不良と優等生の大学生2人の親友同士が、それぞれ出会う女性を通じて描く人間模様です。サイテー野郎を演じたジャック・ニコルソンと、純朴なアート・ガーファンクルが着ているダッフルコートが印象的です。



アイビースタイルのお手本のような、ダッフルコートの着方です。ガーファンクルが柄のマフラーを合わせていますが、当時はこれをお手本に真似した人が多かったそうです。似たような雰囲気としてはグレンフェルでしょうか。正統派のダッフルコートでありながら、街着としてもスタイリッシュになっています。


ナバロンの要塞 (61年 アメリカ)

第二次大戦下のエーゲ海で、ケロス島に取り残された2000名のイギリス軍の救出作戦の物語です。
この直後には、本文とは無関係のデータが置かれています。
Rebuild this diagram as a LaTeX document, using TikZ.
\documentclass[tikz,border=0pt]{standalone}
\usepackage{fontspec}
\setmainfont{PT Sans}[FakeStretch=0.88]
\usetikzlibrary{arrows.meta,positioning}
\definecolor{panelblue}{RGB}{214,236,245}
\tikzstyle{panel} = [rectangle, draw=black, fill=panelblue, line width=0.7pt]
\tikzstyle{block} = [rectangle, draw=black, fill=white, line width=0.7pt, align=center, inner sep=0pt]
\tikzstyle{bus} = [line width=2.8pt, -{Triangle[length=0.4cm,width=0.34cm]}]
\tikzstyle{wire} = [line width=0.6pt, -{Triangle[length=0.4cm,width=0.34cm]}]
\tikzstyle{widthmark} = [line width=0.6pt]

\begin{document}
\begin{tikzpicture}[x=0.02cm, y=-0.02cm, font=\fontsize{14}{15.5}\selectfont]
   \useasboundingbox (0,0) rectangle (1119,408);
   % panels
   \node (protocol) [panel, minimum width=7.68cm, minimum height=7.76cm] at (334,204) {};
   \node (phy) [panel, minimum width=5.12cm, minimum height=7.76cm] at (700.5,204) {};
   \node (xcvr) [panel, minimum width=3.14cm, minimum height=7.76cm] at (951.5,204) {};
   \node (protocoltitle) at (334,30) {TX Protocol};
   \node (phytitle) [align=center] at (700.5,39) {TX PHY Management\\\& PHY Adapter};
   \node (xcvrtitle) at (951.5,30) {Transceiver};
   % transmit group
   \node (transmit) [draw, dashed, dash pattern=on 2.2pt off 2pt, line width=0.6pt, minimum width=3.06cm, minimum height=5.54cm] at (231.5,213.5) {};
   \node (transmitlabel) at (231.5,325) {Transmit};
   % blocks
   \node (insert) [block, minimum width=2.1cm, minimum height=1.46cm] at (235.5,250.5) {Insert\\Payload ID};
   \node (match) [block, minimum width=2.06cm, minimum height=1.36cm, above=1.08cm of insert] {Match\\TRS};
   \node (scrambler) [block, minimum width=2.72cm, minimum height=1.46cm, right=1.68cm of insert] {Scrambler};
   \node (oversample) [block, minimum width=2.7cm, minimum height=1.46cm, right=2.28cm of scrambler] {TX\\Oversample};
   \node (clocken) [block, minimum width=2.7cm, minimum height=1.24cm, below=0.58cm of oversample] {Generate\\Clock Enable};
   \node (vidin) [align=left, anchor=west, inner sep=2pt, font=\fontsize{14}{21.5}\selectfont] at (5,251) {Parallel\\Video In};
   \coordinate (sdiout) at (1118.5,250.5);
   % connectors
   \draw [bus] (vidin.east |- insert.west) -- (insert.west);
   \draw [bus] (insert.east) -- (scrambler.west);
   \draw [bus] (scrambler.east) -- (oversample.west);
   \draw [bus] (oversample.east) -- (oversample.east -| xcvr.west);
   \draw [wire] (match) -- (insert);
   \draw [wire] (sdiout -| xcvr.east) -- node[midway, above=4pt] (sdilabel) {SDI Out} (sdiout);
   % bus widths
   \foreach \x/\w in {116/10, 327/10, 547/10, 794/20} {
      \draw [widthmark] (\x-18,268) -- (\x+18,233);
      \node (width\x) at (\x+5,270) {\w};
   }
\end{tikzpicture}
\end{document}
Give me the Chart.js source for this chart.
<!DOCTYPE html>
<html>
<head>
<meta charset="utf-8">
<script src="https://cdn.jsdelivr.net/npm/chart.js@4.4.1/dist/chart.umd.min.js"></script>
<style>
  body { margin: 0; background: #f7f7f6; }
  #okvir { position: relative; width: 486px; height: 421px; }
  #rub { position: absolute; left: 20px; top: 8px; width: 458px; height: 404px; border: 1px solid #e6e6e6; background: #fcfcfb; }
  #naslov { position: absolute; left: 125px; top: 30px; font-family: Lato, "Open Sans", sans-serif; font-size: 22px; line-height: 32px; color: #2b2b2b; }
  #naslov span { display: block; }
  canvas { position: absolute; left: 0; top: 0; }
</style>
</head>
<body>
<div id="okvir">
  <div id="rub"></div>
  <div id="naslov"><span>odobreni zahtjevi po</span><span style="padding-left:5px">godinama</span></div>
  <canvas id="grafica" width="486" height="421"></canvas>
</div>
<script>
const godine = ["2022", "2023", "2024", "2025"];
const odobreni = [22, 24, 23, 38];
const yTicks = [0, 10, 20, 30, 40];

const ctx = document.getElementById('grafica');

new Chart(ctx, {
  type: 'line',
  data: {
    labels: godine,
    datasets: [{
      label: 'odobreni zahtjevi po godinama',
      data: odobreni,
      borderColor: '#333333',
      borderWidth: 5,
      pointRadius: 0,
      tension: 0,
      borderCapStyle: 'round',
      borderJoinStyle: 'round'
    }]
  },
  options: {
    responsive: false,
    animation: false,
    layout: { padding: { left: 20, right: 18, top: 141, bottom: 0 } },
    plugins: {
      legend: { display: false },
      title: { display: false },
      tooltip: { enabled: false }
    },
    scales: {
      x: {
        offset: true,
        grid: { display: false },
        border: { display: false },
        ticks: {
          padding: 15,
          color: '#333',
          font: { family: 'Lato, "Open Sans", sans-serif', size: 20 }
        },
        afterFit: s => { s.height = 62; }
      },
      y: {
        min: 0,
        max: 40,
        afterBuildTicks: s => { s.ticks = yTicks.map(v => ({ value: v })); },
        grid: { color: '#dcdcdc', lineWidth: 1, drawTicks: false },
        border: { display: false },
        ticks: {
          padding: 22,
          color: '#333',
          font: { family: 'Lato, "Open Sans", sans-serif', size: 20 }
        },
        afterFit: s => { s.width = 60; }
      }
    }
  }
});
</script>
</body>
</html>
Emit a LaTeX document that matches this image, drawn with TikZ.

ケロス島の南に位置するナバロン島に設置された要塞の2門の大砲により、艦船はケロス島に近づけません。そこで特殊部隊が編成され、ナバロンの要塞の爆破作戦が始まります。



グレゴリー・ペックとデビッド・ニーブンがラストシークエンスでダッフルコートを着用しています。大きめのダッフルコートをザクッと着ていて、3つトグルではなく4つトグルになっています。任務が完了した開放感と、生き延びた安堵感の中でダッフルコートを着た姿が印象的でした。

こちらに近いモデルとしては、グローバーオールのモンティでしょうか。モンティは3つトグルですが、ダボっとたシルエットは似ていると思います。




まとめ

ピーコートほど多くの映画で見かけませんが、ダッフルコートもチョコチョコと見つけることができます。基本的にアイビースタイルかミリタリースタイルの着方になるのですが、映画の中にはさまざまな個性が出ていると思います。着こなしの参考にしてください。